I wrote a little bit on my endless, pointless, hopeless "Dead & Breakfast" novel, and wish I had never started on it.  Why couldn't it have been three or four short stories?  Why would I let this happen.  And then I started reading the script.  Like I said yesterday, it's not bad, it doesn't seem to be poorly-formatted, and though I found two typos, I don't think they really matter.  But it's not really my genre (it's a family Christmas movie with teenaged protagonists), and I honestly have little to contribute to it, or even suggest.

"You're hanging on by a very thin thread, and I dig that about you!"  

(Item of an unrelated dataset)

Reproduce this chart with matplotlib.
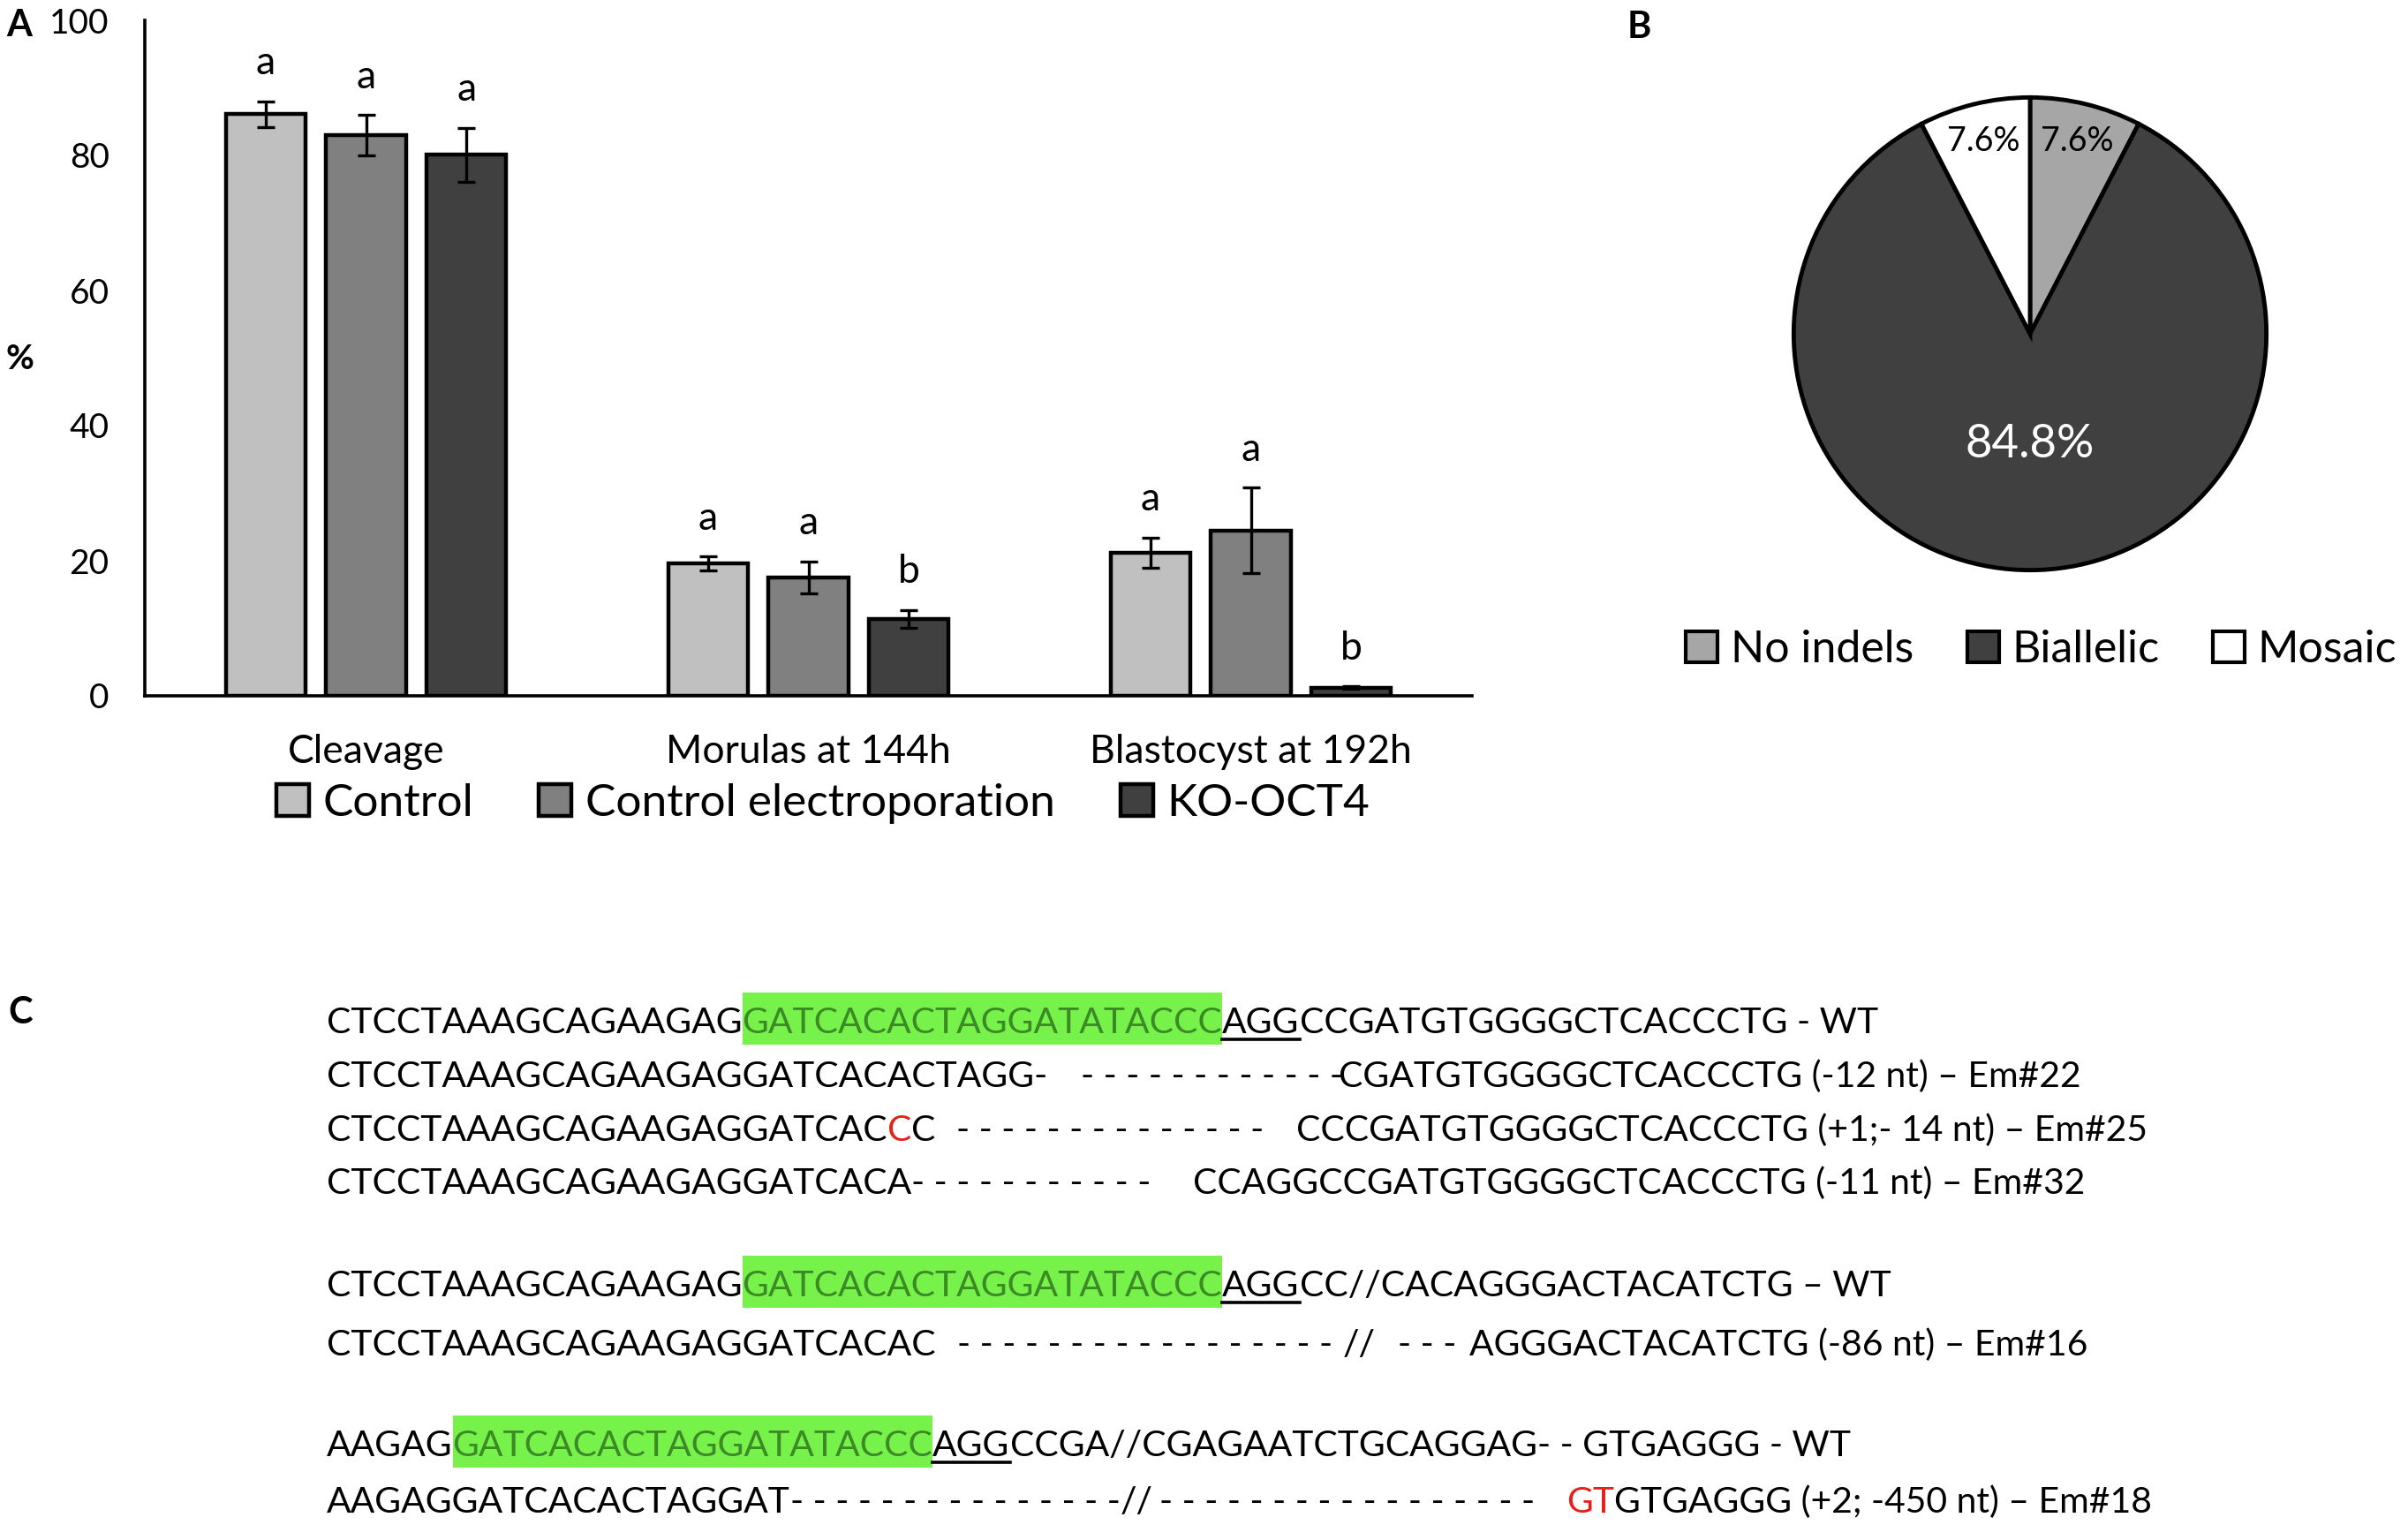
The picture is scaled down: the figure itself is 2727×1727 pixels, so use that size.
import numpy as np
import matplotlib
matplotlib.use("Agg")
import matplotlib.pyplot as plt
from matplotlib.patches import Rectangle, Patch
from matplotlib.lines import Line2D

plt.rcParams['font.family'] = ['Lato', 'DejaVu Sans']

# ---------------- data ----------------
categories = ["Cleavage", "Morulas at 144h", "Blastocyst at 192h"]
groups = ["Control", "Control electroporation", "KO-OCT4"]
control = [86.1, 19.6, 21.2]
control_err = [1.9, 1.0, 2.2]
electro = [83.0, 17.5, 24.5]
electro_err = [3.0, 2.4, 6.3]
ko_oct4 = [80.1, 11.4, 1.2]
ko_oct4_err = [4.0, 1.3, 0.2]
letters_control = ["a", "a", "a"]
letters_electro = ["a", "a", "a"]
letters_ko = ["a", "b", "b"]
yticks = [0, 20, 40, 60, 80, 100]

pie_labels = ["No indels", "Biallelic", "Mosaic"]
pie_values = [7.6, 84.8, 7.6]

seq_rows = [
    [("CTCCTAAAGCAGAAGAG", "n"), ("GATCACACTAGGATATACCC", "hl"), ("AGG", "ul"),
     ("CCGATGTGGGGCTCACCCTG - WT", "n")],
    [("CTCCTAAAGCAGAAGAGGATCACACTAGG-", "n"), ("- - - - - - - - - - - -", "n"),
     ("CGATGTGGGGCTCACCCTG (-12 nt) \u2013 Em#22", "n")],
    [("CTCCTAAAGCAGAAGAGGATCAC", "n"), ("C", "red"), ("C", "n"),
     ("- - - - - - - - - - - - - -", "n"),
     ("CCCGATGTGGGGCTCACCCTG (+1;- 14 nt) \u2013 Em#25", "n")],
    [("CTCCTAAAGCAGAAGAGGATCACA", "n"), ("- - - - - - - - - - -", "n"),
     ("CCAGGCCGATGTGGGGCTCACCCTG (-11 nt) \u2013 Em#32", "n")],
    [("CTCCTAAAGCAGAAGAG", "n"), ("GATCACACTAGGATATACCC", "hl"), ("AGG", "ul"),
     ("CC//CACAGGGACTACATCTG \u2013 WT", "n")],
    [("CTCCTAAAGCAGAAGAGGATCACAC", "n"), ("- - - - - - - - - - - - - - - - -", "n"),
     ("//", "n"), ("- - -", "n"), ("AGGGACTACATCTG (-86 nt) \u2013 Em#16", "n")],
    [("AAGAG", "n"), ("GATCACACTAGGATATACCC", "hl"), ("AGG", "ul"),
     ("CCGA//CGAGAATCTGCAGGAG- - GTGAGGG - WT", "n")],
    [("AAGAGGATCACACTAGGAT", "n"), ("- - - - - - - - - - - - - - -", "n"), ("//", "n"),
     ("- - - - - - - - - - - - - - - - -", "n"), ("GT", "red"),
     ("GTGAGGG (+2; -450 nt) \u2013 Em#18", "n")],
]

# ---------------- layout / style ----------------
W, H = 2727, 1727
bar_colors = ["#C0C0C0", "#808080", "#404040"]
pie_colors = ["#A6A6A6", "#404040", "#FFFFFF"]
seq_colors = {"n": "black", "hl": "#3B8A26", "ul": "black", "red": "#E3221B"}
hl_face = "#76F24B"
seq_x = [
    [370, None, None, None],
    [370, 1224, 1516],
    [370, None, None, 1083, 1468],
    [370, None, 1351],
    [370, None, None, None],
    [370, 1084, 1521, 1583, 1664],
    [370, None, None, None],
    [370, None, None, 1313, 1774, None],
]
seq_base = [1170, 1231, 1292, 1352, 1468, 1535, 1649, 1713]


def fx(px):
    return px / W


def fy(py):
    return 1 - py / H


fig = plt.figure(figsize=(W / 100, H / 100), dpi=100)
fig.patch.set_facecolor("white")

# ---------------- panel A: bars ----------------
ax = fig.add_axes([fx(164), fy(788), (1667 - 164) / W, (788 - 23) / H])
x = np.arange(len(categories))
width = 0.18
offset = 0.227
series = [(control, control_err, letters_control),
          (electro, electro_err, letters_electro),
          (ko_oct4, ko_oct4_err, letters_ko)]
for i, (vals, errs, lets) in enumerate(series):
    xs = x + (i - 1) * offset
    ax.bar(xs, vals, width, color=bar_colors[i], edgecolor="black", linewidth=3.2,
           yerr=errs, label=groups[i], zorder=2,
           error_kw=dict(ecolor="black", elinewidth=2.4, capsize=7, capthick=2.4, zorder=3))
    for xi, v, e, l in zip(xs, vals, errs, lets):
        ax.text(xi, v + e + 4.0, l, ha="center", va="baseline", fontsize=32)

ax.set_xlim(-0.5, 2.5)
ax.set_ylim(0, 100)
ax.set_yticks(yticks)
ax.set_xticks(x)
ax.set_xticklabels(categories)
ax.tick_params(axis="y", length=0, labelsize=28, pad=29)
ax.tick_params(axis="x", length=0, labelsize=32, pad=31)
for s in ["top", "right"]:
    ax.spines[s].set_visible(False)
for s in ["left", "bottom"]:
    ax.spines[s].set_linewidth(2.6)
ax.patch.set_alpha(0)

ax.legend(loc="center", bbox_to_anchor=(fx(932), fy(910)), bbox_transform=fig.transFigure,
          ncol=3, frameon=False, fontsize=37, handlelength=0.72, handleheight=0.72,
          handletextpad=0.3, columnspacing=1.45, borderpad=0, borderaxespad=0)

fig.text(fx(7), fy(10), "A", fontsize=30, fontweight="bold", va="top", ha="left")
fig.text(fx(7), fy(407), "%", fontsize=28, fontweight="bold", va="center", ha="left")

# ---------------- panel B: pie ----------------
cx, cy, r = 2299, 378, 273
pax = fig.add_axes([fx(cx - r), fy(cy + r), 2 * r / W, 2 * r / H])
wedges, texts, autotexts = pax.pie(
    pie_values, colors=pie_colors, startangle=90, counterclock=False,
    autopct="%1.1f%%", pctdistance=0.84,
    wedgeprops=dict(edgecolor="black", linewidth=3.5),
    textprops=dict(fontsize=27))
pax.set_xlim(-1.02, 1.02)
pax.set_ylim(-1.02, 1.02)
pax.set_aspect("auto")
pax.axis("off")
big = autotexts[1]
px_, py_ = big.get_position()
big.set_position((px_ * 0.47 / 0.84, py_ * 0.47 / 0.84))
big.set_color("white")
big.set_fontsize(38)

handles = [Patch(facecolor=c, edgecolor="black", linewidth=3) for c in pie_colors]
fig.legend(handles, pie_labels, loc="center right", bbox_to_anchor=(fx(2714), fy(736)),
           ncol=3, frameon=False, fontsize=36, handlelength=0.72, handleheight=0.72,
           handletextpad=0.3, columnspacing=1.2, borderpad=0, borderaxespad=0)

fig.text(fx(1843), fy(12), "B", fontsize=30, fontweight="bold", va="top", ha="left")

# ---------------- panel C: sequences ----------------
fig.text(fx(9), fy(1128), "C", fontsize=30, fontweight="bold", va="top", ha="left")

renderer = fig.canvas.get_renderer()
probe = fig.text(0, 0, "CTCCTAAAGCAGAAGAG", fontsize=30)
pw = probe.get_window_extent(renderer).width
seq_fs = 30 * 478.0 / pw * 0.985
probe.remove()

for row, xs_row, base in zip(seq_rows, seq_x, seq_base):
    cur = None
    for (txt, style), xp in zip(row, xs_row):
        if xp is not None:
            cur = xp
        t = fig.text(fx(cur), fy(base), txt, fontsize=seq_fs, color=seq_colors[style],
                     va="baseline", ha="left", zorder=3)
        bb = t.get_window_extent(renderer)
        x0, x1 = bb.x0, bb.x1
        if style == "hl":
            fig.add_artist(Rectangle((fx(x0), fy(base + 13)), (x1 - x0) / W, 59 / H,
                                     transform=fig.transFigure, facecolor=hl_face,
                                     edgecolor="none", zorder=1))
        if style == "ul":
            fig.add_artist(Line2D([fx(x0), fx(x1)], [fy(base + 7), fy(base + 7)],
                                  transform=fig.transFigure, color="black", linewidth=2.6))
        cur = x1

fig.savefig("out.png", dpi=100, facecolor="white")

That quote from JERRY MAGUIRE just jumped into my head.  My cousin asked me the other day what my favorite football movie was, and that's what I said.  In fact, it's the only football movie I own.  I think about that film all the time, but it's never the bit where "you had me at hello" or "show me the money" or "help me help you" or even "the human head weighs eight pounds."  No, it's the part where Tom Cruise is feeling down, and Kelly Preston tells him he's gonna be fine and says, "You are NOT a loser!"  And then he blinks and says, "Wait, what?  Who said I was a loser?  Where did that word come from?"  He's then suspicious that his girlfriend does indeed think he's a loser.


I'm paraphrasing of course, but that scene has always stayed with me.  You can imagine why I keep thinking about it, but yeah, I relate to a Tom Cruise character.  Who knew?

The other day, the Star Wars Celebration got canceled (due to Coronavirus--"Thanks, Obama!"), and the convention is giving all the ticketholders three options: 1) a refund (minus a "service fee"), 2) merchandise credit with a slightly higher value than the ticket cost, and 3) tickets to the 2022 Star Wars Celebration instead.  When I mentioned it to my cousin, he said the same thing I was thinking: "By 2022, you'll probably be dead!"

And it's true, LeFou.  It feels awfully likely that I'll no longer be kicking around by August of 2022.  The way I feel right now, it's possible I'll be pushing up the daisies by August of 2020.**

Sit-ups Today: 120
Sit-ups In June: 2954

Words Today: 1150
Words In June: 23,423


*For example, to post a photo on this blog, I have to take it with my phone, then upload it to Dropbox, then wait for Dropbox to deliver it to this laptop, then upload the picture through blogger, then publish the page.  And that's relatively straight-forward.

**And just yesterday, I posted a "I Will Die Old" picture . . . irony?